Make an exact copy of the lines, leaving the pictures out.
-- start of Available data --
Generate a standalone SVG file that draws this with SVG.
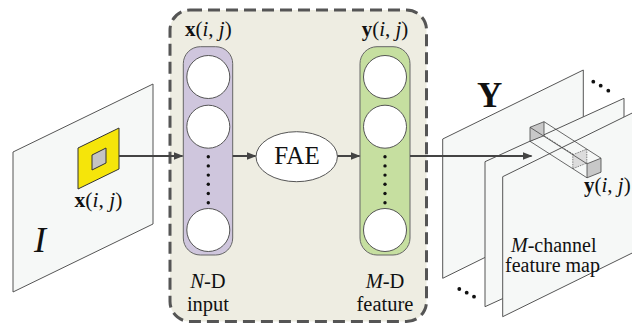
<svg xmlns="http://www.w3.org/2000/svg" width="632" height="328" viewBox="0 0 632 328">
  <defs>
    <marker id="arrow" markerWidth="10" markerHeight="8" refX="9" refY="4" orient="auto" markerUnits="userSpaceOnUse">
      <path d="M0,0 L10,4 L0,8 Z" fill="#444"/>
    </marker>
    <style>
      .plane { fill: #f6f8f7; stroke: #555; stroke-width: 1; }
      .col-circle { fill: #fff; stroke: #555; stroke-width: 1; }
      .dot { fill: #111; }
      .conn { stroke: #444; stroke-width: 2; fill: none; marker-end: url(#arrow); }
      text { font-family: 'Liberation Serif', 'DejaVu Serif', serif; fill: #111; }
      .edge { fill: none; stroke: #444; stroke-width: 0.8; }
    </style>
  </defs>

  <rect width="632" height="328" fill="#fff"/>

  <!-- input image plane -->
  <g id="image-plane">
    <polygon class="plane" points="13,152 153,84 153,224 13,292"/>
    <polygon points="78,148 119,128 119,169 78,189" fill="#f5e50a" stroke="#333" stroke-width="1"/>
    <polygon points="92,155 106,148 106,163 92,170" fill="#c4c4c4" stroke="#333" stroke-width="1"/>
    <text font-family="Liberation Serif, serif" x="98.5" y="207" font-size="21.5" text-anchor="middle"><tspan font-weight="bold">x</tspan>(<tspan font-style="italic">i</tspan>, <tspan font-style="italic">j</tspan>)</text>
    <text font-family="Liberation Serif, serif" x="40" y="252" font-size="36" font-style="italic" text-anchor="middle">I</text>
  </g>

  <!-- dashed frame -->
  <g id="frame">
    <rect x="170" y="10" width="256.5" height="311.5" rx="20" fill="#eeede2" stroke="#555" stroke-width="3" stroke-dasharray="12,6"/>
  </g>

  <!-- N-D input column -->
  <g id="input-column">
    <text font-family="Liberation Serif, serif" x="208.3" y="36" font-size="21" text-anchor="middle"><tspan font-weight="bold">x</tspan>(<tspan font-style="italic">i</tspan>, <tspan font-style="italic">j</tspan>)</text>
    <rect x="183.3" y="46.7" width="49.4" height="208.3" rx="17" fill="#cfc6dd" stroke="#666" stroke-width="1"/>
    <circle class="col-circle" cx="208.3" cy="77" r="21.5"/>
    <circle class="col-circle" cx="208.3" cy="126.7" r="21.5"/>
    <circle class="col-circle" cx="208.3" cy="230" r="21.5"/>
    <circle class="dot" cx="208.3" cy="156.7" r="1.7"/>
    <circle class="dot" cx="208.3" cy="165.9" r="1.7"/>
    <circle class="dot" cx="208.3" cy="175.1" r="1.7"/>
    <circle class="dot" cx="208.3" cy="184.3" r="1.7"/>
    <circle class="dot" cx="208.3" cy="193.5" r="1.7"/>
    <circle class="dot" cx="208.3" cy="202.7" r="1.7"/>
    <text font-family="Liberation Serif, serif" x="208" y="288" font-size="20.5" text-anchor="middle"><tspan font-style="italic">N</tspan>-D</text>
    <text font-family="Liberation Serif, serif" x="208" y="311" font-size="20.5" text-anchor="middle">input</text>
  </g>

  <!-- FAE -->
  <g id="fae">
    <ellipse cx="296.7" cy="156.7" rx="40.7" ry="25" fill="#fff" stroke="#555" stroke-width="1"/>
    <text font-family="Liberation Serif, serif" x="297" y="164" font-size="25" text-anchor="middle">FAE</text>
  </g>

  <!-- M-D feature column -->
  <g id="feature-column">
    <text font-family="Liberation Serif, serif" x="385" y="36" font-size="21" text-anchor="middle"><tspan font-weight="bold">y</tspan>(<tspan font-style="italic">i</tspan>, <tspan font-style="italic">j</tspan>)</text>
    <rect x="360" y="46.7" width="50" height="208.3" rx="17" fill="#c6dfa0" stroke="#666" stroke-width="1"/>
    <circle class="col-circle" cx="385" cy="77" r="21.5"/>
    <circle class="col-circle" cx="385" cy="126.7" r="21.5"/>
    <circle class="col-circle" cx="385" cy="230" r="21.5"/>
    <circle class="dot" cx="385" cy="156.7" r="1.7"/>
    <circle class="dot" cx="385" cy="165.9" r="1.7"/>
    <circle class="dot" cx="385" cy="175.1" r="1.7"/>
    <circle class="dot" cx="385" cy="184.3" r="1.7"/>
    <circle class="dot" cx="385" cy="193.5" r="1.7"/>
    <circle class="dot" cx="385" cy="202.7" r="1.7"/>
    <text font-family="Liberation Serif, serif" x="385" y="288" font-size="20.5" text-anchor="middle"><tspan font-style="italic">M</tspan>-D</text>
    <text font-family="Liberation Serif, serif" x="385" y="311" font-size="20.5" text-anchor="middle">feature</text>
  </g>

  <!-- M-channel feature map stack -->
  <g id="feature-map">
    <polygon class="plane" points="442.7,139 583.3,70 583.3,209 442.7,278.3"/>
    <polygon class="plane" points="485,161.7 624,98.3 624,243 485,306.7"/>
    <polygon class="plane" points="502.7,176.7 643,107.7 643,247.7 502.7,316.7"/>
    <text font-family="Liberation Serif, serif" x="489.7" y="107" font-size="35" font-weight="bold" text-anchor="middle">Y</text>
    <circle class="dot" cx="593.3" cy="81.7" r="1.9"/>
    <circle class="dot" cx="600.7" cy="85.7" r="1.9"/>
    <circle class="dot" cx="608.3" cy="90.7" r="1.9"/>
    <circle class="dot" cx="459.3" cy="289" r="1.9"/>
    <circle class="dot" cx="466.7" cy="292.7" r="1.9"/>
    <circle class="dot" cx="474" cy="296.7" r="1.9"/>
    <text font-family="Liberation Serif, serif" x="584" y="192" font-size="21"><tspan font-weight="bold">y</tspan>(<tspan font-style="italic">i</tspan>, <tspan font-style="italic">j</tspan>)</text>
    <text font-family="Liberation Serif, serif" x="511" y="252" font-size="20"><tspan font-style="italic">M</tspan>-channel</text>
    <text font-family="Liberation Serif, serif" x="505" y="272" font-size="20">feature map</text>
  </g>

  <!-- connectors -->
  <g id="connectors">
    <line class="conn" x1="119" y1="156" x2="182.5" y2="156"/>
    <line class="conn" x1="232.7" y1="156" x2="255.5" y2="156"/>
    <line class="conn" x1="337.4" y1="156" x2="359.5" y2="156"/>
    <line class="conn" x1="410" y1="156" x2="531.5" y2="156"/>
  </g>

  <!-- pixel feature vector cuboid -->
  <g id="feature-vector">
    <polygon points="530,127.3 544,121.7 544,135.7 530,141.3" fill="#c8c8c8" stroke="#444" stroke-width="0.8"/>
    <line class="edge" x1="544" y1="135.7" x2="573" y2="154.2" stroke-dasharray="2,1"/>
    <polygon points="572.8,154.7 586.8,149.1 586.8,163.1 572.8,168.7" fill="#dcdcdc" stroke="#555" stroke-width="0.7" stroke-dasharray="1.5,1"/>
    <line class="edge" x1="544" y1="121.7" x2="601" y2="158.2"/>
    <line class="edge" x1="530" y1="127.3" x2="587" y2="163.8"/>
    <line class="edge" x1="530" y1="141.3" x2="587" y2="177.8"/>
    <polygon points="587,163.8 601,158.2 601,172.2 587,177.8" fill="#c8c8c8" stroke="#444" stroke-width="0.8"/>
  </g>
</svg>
-- end of Available data --
_Complete answer_
Generate a standalone SVG file that draws this with SVG.
<svg xmlns="http://www.w3.org/2000/svg" width="632" height="328" viewBox="0 0 632 328">
  <defs>
    <marker id="arrow" markerWidth="10" markerHeight="8" refX="9" refY="4" orient="auto" markerUnits="userSpaceOnUse">
      <path d="M0,0 L10,4 L0,8 Z" fill="#444"/>
    </marker>
    <style>
      .plane { fill: #f6f8f7; stroke: #555; stroke-width: 1; }
      .col-circle { fill: #fff; stroke: #555; stroke-width: 1; }
      .dot { fill: #111; }
      .conn { stroke: #444; stroke-width: 2; fill: none; marker-end: url(#arrow); }
      text { font-family: 'Liberation Serif', 'DejaVu Serif', serif; fill: #111; }
      .edge { fill: none; stroke: #444; stroke-width: 0.8; }
    </style>
  </defs>

  <rect width="632" height="328" fill="#fff"/>

  <!-- input image plane -->
  <g id="image-plane">
    <polygon class="plane" points="13,152 153,84 153,224 13,292"/>
    <polygon points="78,148 119,128 119,169 78,189" fill="#f5e50a" stroke="#333" stroke-width="1"/>
    <polygon points="92,155 106,148 106,163 92,170" fill="#c4c4c4" stroke="#333" stroke-width="1"/>
    <text font-family="Liberation Serif, serif" x="98.5" y="207" font-size="21.5" text-anchor="middle"><tspan font-weight="bold">x</tspan>(<tspan font-style="italic">i</tspan>, <tspan font-style="italic">j</tspan>)</text>
    <text font-family="Liberation Serif, serif" x="40" y="252" font-size="36" font-style="italic" text-anchor="middle">I</text>
  </g>

  <!-- dashed frame -->
  <g id="frame">
    <rect x="170" y="10" width="256.5" height="311.5" rx="20" fill="#eeede2" stroke="#555" stroke-width="3" stroke-dasharray="12,6"/>
  </g>

  <!-- N-D input column -->
  <g id="input-column">
    <text font-family="Liberation Serif, serif" x="208.3" y="36" font-size="21" text-anchor="middle"><tspan font-weight="bold">x</tspan>(<tspan font-style="italic">i</tspan>, <tspan font-style="italic">j</tspan>)</text>
    <rect x="183.3" y="46.7" width="49.4" height="208.3" rx="17" fill="#cfc6dd" stroke="#666" stroke-width="1"/>
    <circle class="col-circle" cx="208.3" cy="77" r="21.5"/>
    <circle class="col-circle" cx="208.3" cy="126.7" r="21.5"/>
    <circle class="col-circle" cx="208.3" cy="230" r="21.5"/>
    <circle class="dot" cx="208.3" cy="156.7" r="1.7"/>
    <circle class="dot" cx="208.3" cy="165.9" r="1.7"/>
    <circle class="dot" cx="208.3" cy="175.1" r="1.7"/>
    <circle class="dot" cx="208.3" cy="184.3" r="1.7"/>
    <circle class="dot" cx="208.3" cy="193.5" r="1.7"/>
    <circle class="dot" cx="208.3" cy="202.7" r="1.7"/>
    <text font-family="Liberation Serif, serif" x="208" y="288" font-size="20.5" text-anchor="middle"><tspan font-style="italic">N</tspan>-D</text>
    <text font-family="Liberation Serif, serif" x="208" y="311" font-size="20.5" text-anchor="middle">input</text>
  </g>

  <!-- FAE -->
  <g id="fae">
    <ellipse cx="296.7" cy="156.7" rx="40.7" ry="25" fill="#fff" stroke="#555" stroke-width="1"/>
    <text font-family="Liberation Serif, serif" x="297" y="164" font-size="25" text-anchor="middle">FAE</text>
  </g>

  <!-- M-D feature column -->
  <g id="feature-column">
    <text font-family="Liberation Serif, serif" x="385" y="36" font-size="21" text-anchor="middle"><tspan font-weight="bold">y</tspan>(<tspan font-style="italic">i</tspan>, <tspan font-style="italic">j</tspan>)</text>
    <rect x="360" y="46.7" width="50" height="208.3" rx="17" fill="#c6dfa0" stroke="#666" stroke-width="1"/>
    <circle class="col-circle" cx="385" cy="77" r="21.5"/>
    <circle class="col-circle" cx="385" cy="126.7" r="21.5"/>
    <circle class="col-circle" cx="385" cy="230" r="21.5"/>
    <circle class="dot" cx="385" cy="156.7" r="1.7"/>
    <circle class="dot" cx="385" cy="165.9" r="1.7"/>
    <circle class="dot" cx="385" cy="175.1" r="1.7"/>
    <circle class="dot" cx="385" cy="184.3" r="1.7"/>
    <circle class="dot" cx="385" cy="193.5" r="1.7"/>
    <circle class="dot" cx="385" cy="202.7" r="1.7"/>
    <text font-family="Liberation Serif, serif" x="385" y="288" font-size="20.5" text-anchor="middle"><tspan font-style="italic">M</tspan>-D</text>
    <text font-family="Liberation Serif, serif" x="385" y="311" font-size="20.5" text-anchor="middle">feature</text>
  </g>

  <!-- M-channel feature map stack -->
  <g id="feature-map">
    <polygon class="plane" points="442.7,139 583.3,70 583.3,209 442.7,278.3"/>
    <polygon class="plane" points="485,161.7 624,98.3 624,243 485,306.7"/>
    <polygon class="plane" points="502.7,176.7 643,107.7 643,247.7 502.7,316.7"/>
    <text font-family="Liberation Serif, serif" x="489.7" y="107" font-size="35" font-weight="bold" text-anchor="middle">Y</text>
    <circle class="dot" cx="593.3" cy="81.7" r="1.9"/>
    <circle class="dot" cx="600.7" cy="85.7" r="1.9"/>
    <circle class="dot" cx="608.3" cy="90.7" r="1.9"/>
    <circle class="dot" cx="459.3" cy="289" r="1.9"/>
    <circle class="dot" cx="466.7" cy="292.7" r="1.9"/>
    <circle class="dot" cx="474" cy="296.7" r="1.9"/>
    <text font-family="Liberation Serif, serif" x="584" y="192" font-size="21"><tspan font-weight="bold">y</tspan>(<tspan font-style="italic">i</tspan>, <tspan font-style="italic">j</tspan>)</text>
    <text font-family="Liberation Serif, serif" x="511" y="252" font-size="20"><tspan font-style="italic">M</tspan>-channel</text>
    <text font-family="Liberation Serif, serif" x="505" y="272" font-size="20">feature map</text>
  </g>

  <!-- connectors -->
  <g id="connectors">
    <line class="conn" x1="119" y1="156" x2="182.5" y2="156"/>
    <line class="conn" x1="232.7" y1="156" x2="255.5" y2="156"/>
    <line class="conn" x1="337.4" y1="156" x2="359.5" y2="156"/>
    <line class="conn" x1="410" y1="156" x2="531.5" y2="156"/>
  </g>

  <!-- pixel feature vector cuboid -->
  <g id="feature-vector">
    <polygon points="530,127.3 544,121.7 544,135.7 530,141.3" fill="#c8c8c8" stroke="#444" stroke-width="0.8"/>
    <line class="edge" x1="544" y1="135.7" x2="573" y2="154.2" stroke-dasharray="2,1"/>
    <polygon points="572.8,154.7 586.8,149.1 586.8,163.1 572.8,168.7" fill="#dcdcdc" stroke="#555" stroke-width="0.7" stroke-dasharray="1.5,1"/>
    <line class="edge" x1="544" y1="121.7" x2="601" y2="158.2"/>
    <line class="edge" x1="530" y1="127.3" x2="587" y2="163.8"/>
    <line class="edge" x1="530" y1="141.3" x2="587" y2="177.8"/>
    <polygon points="587,163.8 601,158.2 601,172.2 587,177.8" fill="#c8c8c8" stroke="#444" stroke-width="0.8"/>
  </g>
</svg>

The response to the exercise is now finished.